Последний роман Лао Шэ “Под пурпурными стягами” так и остался недописанным – в 62-м году публиковать его уже было запрещено, а в 66-м писатель совершил самоубийство
От профессиональной литературы издательства добровольно-принудительно повернули в сторону литературы «народной» - посвящённой жизни простых людей из глубинки. Определённую популярность набрали публикации фольклорных произведений – песен и легенд. Однако к серьёзной фольклористике они не имели отношения.
Реальный фольклор нещадно редактировался, чтобы соответствовать курсу партии. Убирались все осуждения власти, одобрение богатства, ностальгия по прошлому и прочие недостойные новой литературы вещи. Нередко «народные» байки или песни и вовсе сочинялись штатными писателями.

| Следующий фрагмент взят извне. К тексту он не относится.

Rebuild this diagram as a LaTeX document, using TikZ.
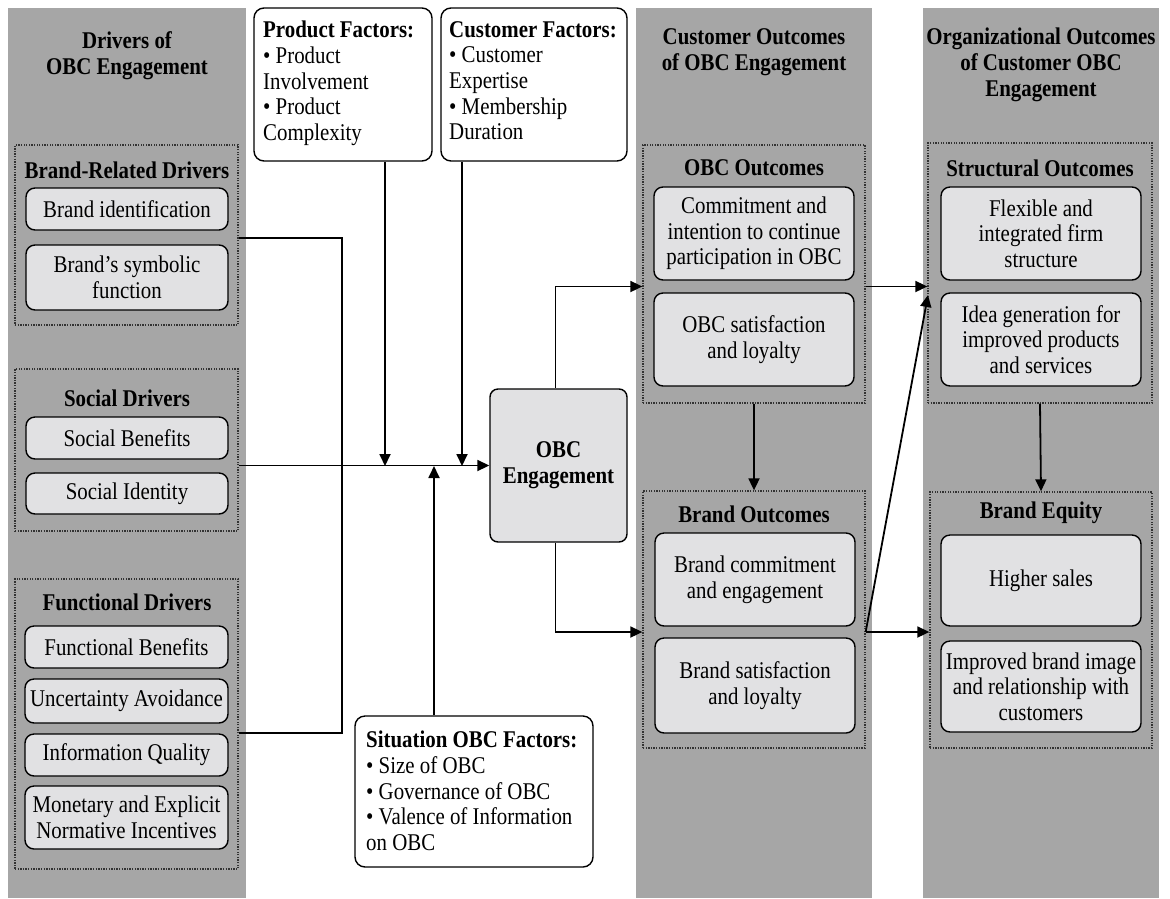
\documentclass[tikz,border=0pt]{standalone}
\usepackage{fontspec}
\setmainfont{Liberation Serif}[FakeStretch=0.87]
\usetikzlibrary{arrows.meta,calc}
\definecolor{colgray}{HTML}{A6A6A6}
\definecolor{itemgray}{HTML}{E1E1E3}
\begin{document}
\begin{tikzpicture}[x=1pt,y=-1pt,
  font=\fontsize{24}{25.7}\selectfont,
  column/.style={fill=colgray,draw=none},
  group/.style={draw=black!80,line width=1.3pt,dash pattern=on 1.3pt off 1.3pt},
  item/.style={draw=black,line width=1.4pt,fill=itemgray,rounded corners=9pt,
    align=center,inner sep=0pt},
  factor/.style={draw=black,line width=1.4pt,fill=white,rounded corners=10pt,
    inner sep=0pt},
  title/.style={font=\fontsize{24}{25.7}\selectfont\bfseries,align=center,inner sep=0pt},
  link/.style={line width=1.8pt},
  arr/.style={link,-{Triangle[length=12pt,width=11pt]}}]

\useasboundingbox (0,0) rectangle (1170,898);

% background columns
\fill[column] (8,8) rectangle (246,898);
\fill[column] (636,8) rectangle (872,898);
\fill[column] (923,8) rectangle (1159,898);

% column headings
\node[title] (hdrA) at (127,56) {Drivers of\\OBC Engagement};
\node[title] (hdrB) at (754,52) {Customer Outcomes\\of OBC Engagement};
\node[title] (hdrC) at (1041,65) {Organizational Outcomes\\of Customer OBC\\Engagement};

% ---------- drivers ----------
\node[group,minimum width=223,minimum height=180] (brg) at (126.5,235) {};
\node[title] (brgT) at (127,170) {Brand-Related Drivers};
\node[item,minimum width=202,minimum height=42] (bid) at (127,209) {Brand identification};
\node[item,minimum width=202,minimum height=65] (bsym) at (127,277.5) {Brand’s symbolic\\function};

\node[group,minimum width=223,minimum height=162] (socg) at (126.5,450) {};
\node[title] (socT) at (127,398) {Social Drivers};
\node[item,minimum width=202,minimum height=42] (sben) at (127,438) {Social Benefits};
\node[item,minimum width=202,minimum height=41] (sid) at (127,493.5) {Social Identity};

\node[group,minimum width=223,minimum height=290] (fng) at (126.5,724) {};
\node[title] (fngT) at (127,602) {Functional Drivers};
\node[item,minimum width=203,minimum height=42] (fben) at (126.5,647) {Functional Benefits};
\node[item,minimum width=203,minimum height=44] (unc) at (126.5,701) {Uncertainty Avoidance};
\node[item,minimum width=203,minimum height=42] (inq) at (126.5,755) {Information Quality};
\node[item,minimum width=203,minimum height=63] (mon) at (126.5,817.5) {Monetary and Explicit\\Normative Incentives};

% ---------- moderating factors ----------
\node[factor,minimum width=178,minimum height=153] (prod) at (343,84.5) {};
\node[anchor=north west,align=left,inner sep=0pt] (prodT) at (263,21)
  {\textbf{Product Factors:}\\• Product\\Involvement\\• Product\\Complexity};

\node[factor,minimum width=186,minimum height=153] (cust) at (534,84.5) {};
\node[anchor=north west,align=left,inner sep=0pt] (custT) at (449,21)
  {\textbf{Customer Factors:}\\• Customer\\Expertise\\• Membership\\Duration};

\node[factor,minimum width=238,minimum height=151] (sit) at (474,791.5) {};
\node[anchor=north west,align=left,inner sep=0pt] (sitT) at (366,731)
  {\textbf{Situation OBC Factors:}\\• Size of OBC\\• Governance of OBC\\• Valence of Information\\on OBC};

% ---------- engagement ----------
\node[item,rounded corners=8pt,minimum width=137,minimum height=153,
  font=\fontsize{24}{25.7}\selectfont\bfseries] (eng) at (558.5,465.5) {OBC\\Engagement};

% ---------- customer outcomes ----------
\node[group,minimum width=222,minimum height=258] (obcg) at (754,274) {};
\node[title] (obcT) at (754,168) {OBC Outcomes};
\node[item,minimum width=200,minimum height=93] (com) at (754,233.5) {Commitment and\\intention to continue\\participation in OBC};
\node[item,minimum width=200,minimum height=93] (osat) at (754,339.5) {OBC satisfaction\\and loyalty};

\node[group,minimum width=222,minimum height=257] (bog) at (754,619.5) {};
\node[title] (boT) at (754,514) {Brand Outcomes};
\node[item,minimum width=200,minimum height=93] (bcom) at (755,579.5) {Brand commitment\\and engagement};
\node[item,minimum width=200,minimum height=95] (bsat) at (755,685.5) {Brand satisfaction\\and loyalty};

% ---------- organizational outcomes ----------
\node[group,minimum width=224,minimum height=260] (strg) at (1040,273) {};
\node[title] (strT) at (1040,168) {Structural Outcomes};
\node[item,minimum width=200,minimum height=93] (flex) at (1041,233.5) {Flexible and\\integrated firm\\structure};
\node[item,minimum width=200,minimum height=93] (idea) at (1041,339.5) {Idea generation for\\improved products\\and services};

\node[group,minimum width=222,minimum height=256] (beg) at (1041,620) {};
\node[title] (begT) at (1041,513) {Brand Equity};
\node[item,minimum width=200,minimum height=91] (hsal) at (1041,580.5) {Higher sales};
\node[item,minimum width=200,minimum height=91] (img) at (1041,686.5) {Improved brand image\\and relationship with\\customers};

% ---------- junction points ----------
\coordinate (jTop) at (342,238);
\coordinate (jBot) at (342,733);
\coordinate (pj) at (385,466);
\coordinate (cj) at (462,466);
\coordinate (sj) at (434,466);
\coordinate (upMid) at ($(com.south)!.5!(osat.north)$);
\coordinate (loMid) at ($(bcom.south)!.5!(bsat.north)$);
\coordinate (diagEnd) at (928,295);

% ---------- connectors ----------
\draw[link] (brg.east |- jTop) -- (jTop) -- (jBot) -- (fng.east |- jBot);
\draw[arr] (socg.east |- eng) -- (eng.west);
\draw[arr] (prod.south -| pj) -- (pj);
\draw[arr] (cust.south -| cj) -- (cj);
\draw[arr] (sit.north -| sj) -- (sj);

\draw[arr] ([xshift=-3pt]eng.north) |- (obcg.west |- upMid);
\draw[arr] ([xshift=-3pt]eng.south) |- (bog.west |- loMid);
\draw[arr] (obcg.south) -- (bog.north);

\draw[arr] (obcg.east |- upMid) -- (strg.west |- upMid);
\draw[arr] (bog.east |- loMid) -- (diagEnd);
\draw[arr] (bog.east |- loMid) -- (beg.west |- loMid);
\draw[arr] (strg.south) -- (beg.north);

\end{tikzpicture}
\end{document}
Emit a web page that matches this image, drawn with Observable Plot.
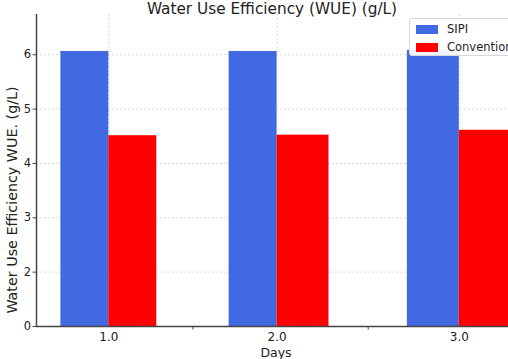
<!DOCTYPE html>
<html>
<head>
<meta charset="utf-8">
<script src="https://cdn.jsdelivr.net/npm/d3@7"></script>
<script src="https://cdn.jsdelivr.net/npm/@observablehq/plot@0.6"></script>
<style>
  html, body { margin: 0; padding: 0; background: #fff; overflow: hidden; }
  #wrap { position: relative; width: 508px; height: 359px; overflow: hidden; font-family: "DejaVu Sans", sans-serif; }
  #title { position: absolute; left: 0; width: 544px; top: 0px; text-align: center; font-size: 15.3px; color: #222; line-height: 19px; }
  #ylab { position: absolute; left: 12px; top: 200px; transform: translate(-50%, -50%) rotate(-90deg); white-space: nowrap; font-size: 14.3px; color: #222; }
  #xlab { position: absolute; left: 276px; top: 352px; transform: translate(-50%, -50%); font-size: 12.5px; color: #222; }
  #legend { position: absolute; left: 409px; top: 18px; width: 130px; height: 36px; border: 1px solid #d8d8d8; border-radius: 3px; background: rgba(255,255,255,0.92); font-size: 11.5px; color: #222; }
  .item { position: absolute; left: 6px; display: flex; align-items: center; white-space: nowrap; }
  .sw { width: 22px; height: 9px; margin-right: 9px; }
  svg { position: absolute; left: 0; top: 0; }
</style>
</head>
<body>
<div id="wrap">
  <div id="chart"></div>
  <div id="title">Water Use Efficiency (WUE) (g/L)</div>
  <div id="ylab">Water Use Efficiency WUE. (g/L)</div>
  <div id="xlab">Days</div>
  <div id="legend"></div>
</div>
<script>
const days = [1, 2, 3];
const dayLabels = ["1.0", "2.0", "3.0"];
const series = ["SIPI", "Conventional"];
const sipi = [6.06, 6.06, 6.08];
const conventional = [4.51, 4.52, 4.61];
const colors = ["#4169E1", "#FF0000"];
const yTicks = [0, 2, 3, 4, 5, 6];
const xMinorTicks = [1.5, 2.5];

// axis extents (data units)
const xMin = 0.57, xMax = 3.27;
const yMax = 6.74;
const barW = 0.285;

// the reference's axes are not evenly spaced: piecewise-linear transforms
const tx = d3.scaleLinear().domain([1, 2, 3]).range([1, 2, 2 + 182 / 168]);
const ty = d3.scaleLinear().domain([0, 2, 10]).range([1, 2, 10]);

const data = [];
days.forEach((d, i) => {
  data.push({day: d, series: series[0], value: sipi[i], x1: d - barW, x2: d});
  data.push({day: d, series: series[1], value: conventional[i], x1: d, x2: d + barW});
});

const plot = Plot.plot({
  width: 508,
  height: 359,
  marginTop: 14,
  marginBottom: 33,
  marginLeft: 36,
  marginRight: 0,
  style: {fontFamily: "DejaVu Sans, sans-serif", fontSize: "11.5px", color: "#222", background: "transparent"},
  x: {transform: tx, domain: [tx(xMin), tx(xMax)]},
  y: {transform: ty, domain: [ty(0), ty(yMax)]},
  color: {domain: series, range: colors},
  marks: [
    Plot.ruleY(yTicks.filter(t => t > 0), {stroke: "#d0d0d0", strokeDasharray: "2,2", strokeWidth: 0.8}),
    Plot.ruleX(days, {stroke: "#d0d0d0", strokeDasharray: "2,2", strokeWidth: 0.8}),
    Plot.rect(data, {x1: "x1", x2: "x2", y1: 0, y2: "value", fill: "series"}),
    // axis ticks are given in the transformed space and labelled with their data value
    Plot.axisY({ticks: yTicks.map(ty), tickFormat: u => String(Math.round(ty.invert(u))), tickSize: 3.5, tickPadding: 2, stroke: "#444", fontSize: 11.5, label: null}),
    Plot.axisX({ticks: days.map(tx), tickFormat: u => dayLabels[days.indexOf(Math.round(tx.invert(u)))], tickSize: 0, tickPadding: 6, fontSize: 12, label: null}),
    Plot.axisX({ticks: xMinorTicks.map(tx), tickFormat: () => "", tickSize: 3.5, stroke: "#444", label: null}),
    Plot.ruleY([0], {stroke: "#444", strokeWidth: 1.5}),
    Plot.ruleX([xMin], {y1: 0, y2: yMax, stroke: "#444", strokeWidth: 1.5})
  ]
});
document.getElementById("chart").appendChild(plot);

const legend = document.getElementById("legend");
series.forEach((s, i) => {
  const it = document.createElement("div");
  it.className = "item";
  it.style.top = (i === 0 ? 3 : 21) + "px";
  it.innerHTML = `<span class="sw" style="background:${colors[i]}"></span><span>${s}</span>`;
  legend.appendChild(it);
});
</script>
</body>
</html>
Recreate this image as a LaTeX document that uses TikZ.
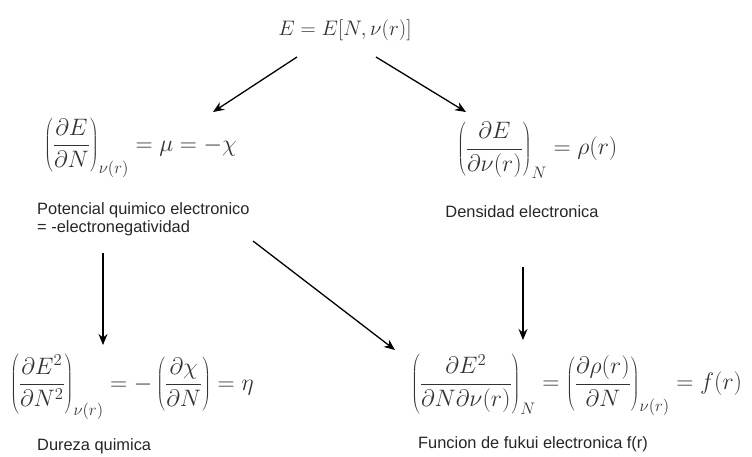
\RequirePackage{fix-cm}
\documentclass[tikz,border=0pt]{standalone}
\usepackage{fontspec}
\newfontfamily\labfont{Liberation Sans}
\usetikzlibrary{arrows.meta}
\begin{document}
\begin{tikzpicture}[x=1pt,y=-1pt,
  mathnode/.style={inner sep=0pt,text=black!80,font=\fontsize{23.8}{28}\selectfont},
  topmath/.style={inner sep=0pt,text=black!80,font=\fontsize{21}{25}\selectfont},
  lab/.style={inner sep=0pt,text=black!85,font=\labfont\fontsize{16.4}{18}\selectfont,align=left},
  arr/.style={line width=1.3pt,-{Stealth[length=11pt,width=9pt]}}]
\useasboundingbox (0,0) rectangle (752,457);
\node[topmath] (top) at (345,30) {$E=E[N,\nu(r)]$};
\node[mathnode,anchor=west] (lf) at (44,148) {$\displaystyle \left(\frac{\partial E}{\partial N}\right)_{\nu(r)}=\mu=-\chi$};
\node[mathnode,anchor=west] (rf) at (457,150) {$\displaystyle \left(\frac{\partial E}{\partial \nu(r)}\right)_{N}=\rho(r)$};
\node[lab,anchor=west] (pot) at (37,219) {Potencial quimico electronico\\= -electronegatividad};
\node[lab] (dens) at (522,212) {Densidad electronica};
\node[mathnode,anchor=west] (bl) at (10,387) {$\displaystyle \left(\frac{\partial E^2}{\partial N^2}\right)_{\nu(r)}=-\left(\frac{\partial \chi}{\partial N}\right)=\eta$};
\node[mathnode,anchor=west] (br) at (411,385) {$\displaystyle \left(\frac{\partial E^2}{\partial N\partial \nu(r)}\right)_{N}=\left(\frac{\partial \rho(r)}{\partial N}\right)_{\nu(r)}=f(r)$};
\node[lab,anchor=west] (dur) at (37,446) {Dureza quimica};
\node[lab,anchor=west] (fuk) at (418,444) {Funcion de fukui electronica f(r)};
\draw[arr] ([shift={(-48,27)}]top.center) -- ([shift={(169,-36)}]lf.west);
\draw[arr] ([shift={(31,27)}]top.center) -- ([shift={(9,-38)}]rf.west);
\draw[arr] ([shift={(66,34)}]pot.west) -- ([shift={(93,-42)}]bl.west);
\draw[arr] ([shift={(216,22)}]pot.west) -- ([shift={(-16,-35)}]br.west);
\draw[arr] ([shift={(1,55)}]dens.center) -- ([shift={(112,-45)}]br.west);
\end{tikzpicture}
\end{document}
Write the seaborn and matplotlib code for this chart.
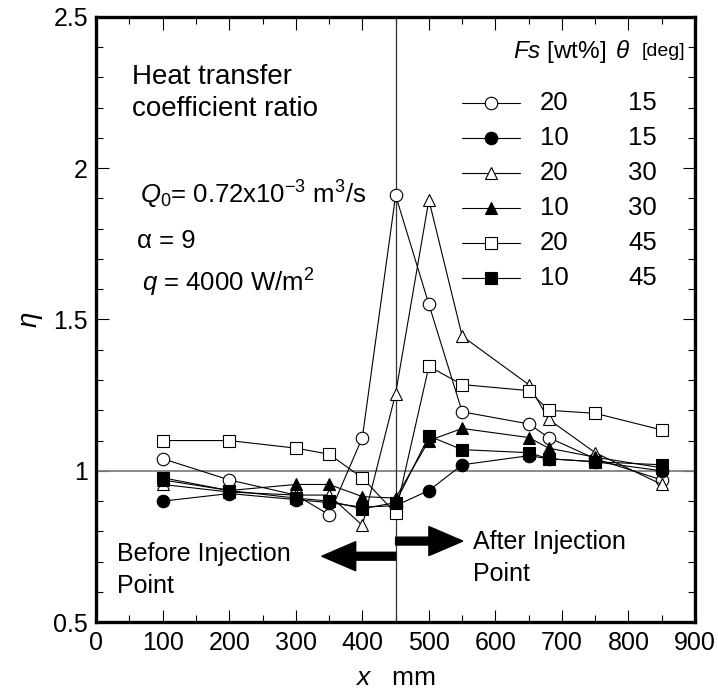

Впрочем, попытки угодить Мао не спасли ни литературные журналы, ни издательства. Вскоре он решил, что чтение книг в целом – излишество. Коммунистической молодёжи это не нужно. И запретил все книги, кроме своих.
Та самая “Красная книжка”. Издаётся до сих пор
Сейчас существуют противоречивые мнения о том, насколько суров был запрет. Даже участники тех событий, жившие в разных регионах Китая, вспоминают разное.
Одни пишут, что книжным магазинам запретили распространять любые книги, кроме сочинений самого Мао. То есть «Маленькой красной книжки» - сборника цитат Великого Кормчего, иметь и знать которую полагалось каждому маленькому революционеру. И сборников его стихов.
Другие помнят, что разрешены были и произведения других идеологов коммунизма, в том числе иностранцев. Однако читать даже их считалось подозрительным, особенно в отдалённых деревнях, куда ссылали городскую молодёжь на перевоспитание и сближение с народом.
На несколько лет – с 66-го года до начала 70-х – литературная жизнь остановилась. По крайней мере официально.
Сколько бы ни репрессировали поэтов и писателей, выжившие продолжали писать. Та же Юн Чжан вспоминает, что даже в ссылке она сочиняла стихи, чтобы сохранить хоть какую-то частичку себя.
Многие писали в стол, и их произведения были опубликованы после смерти Мао Цзэдуна, когда его политический курс был подвергнут осуждению. Отчасти из таких произведений потом родилась «литература шрамов», посвящённая переосмыслению революционного восторга и разбору последствий Культурной революции.
Многие книголюбы тоже не желали присоединятся к отказу от культурного наследия и всё равно хранили книги и обменивались ими друг с другом, хотя это было весьма опасно.
В городах регулярно возникали подпольные книжные салоны, несмотря на то, что их участников регулярно арестовывали.
В 70-х здоровье Мао пошатнулось, и в его окружении началась борьба за контроль над страной. Революционный раж постепенно спадал и появились первые робкие попытки возвращения к литературе.
Однако после многих лет запретов никто толком не понимал, о чём можно писать – ни издатели, ни писатели.
Когда Лу Синьхуа в 1977-м году нёс редактору свой рассказ «Шрамы», в котором говорил о негативных последствиях политики Мао, он не знал, опубликуют ли его произведение, или его самого посадят в тюрьму.
Однако после смерти Мао политика партии смягчилась, и писать книги снова стало можно. В эти годы родилось новое течение – «литература шрамов», посвящённая ранам, которые оставила после себя Культурная революция.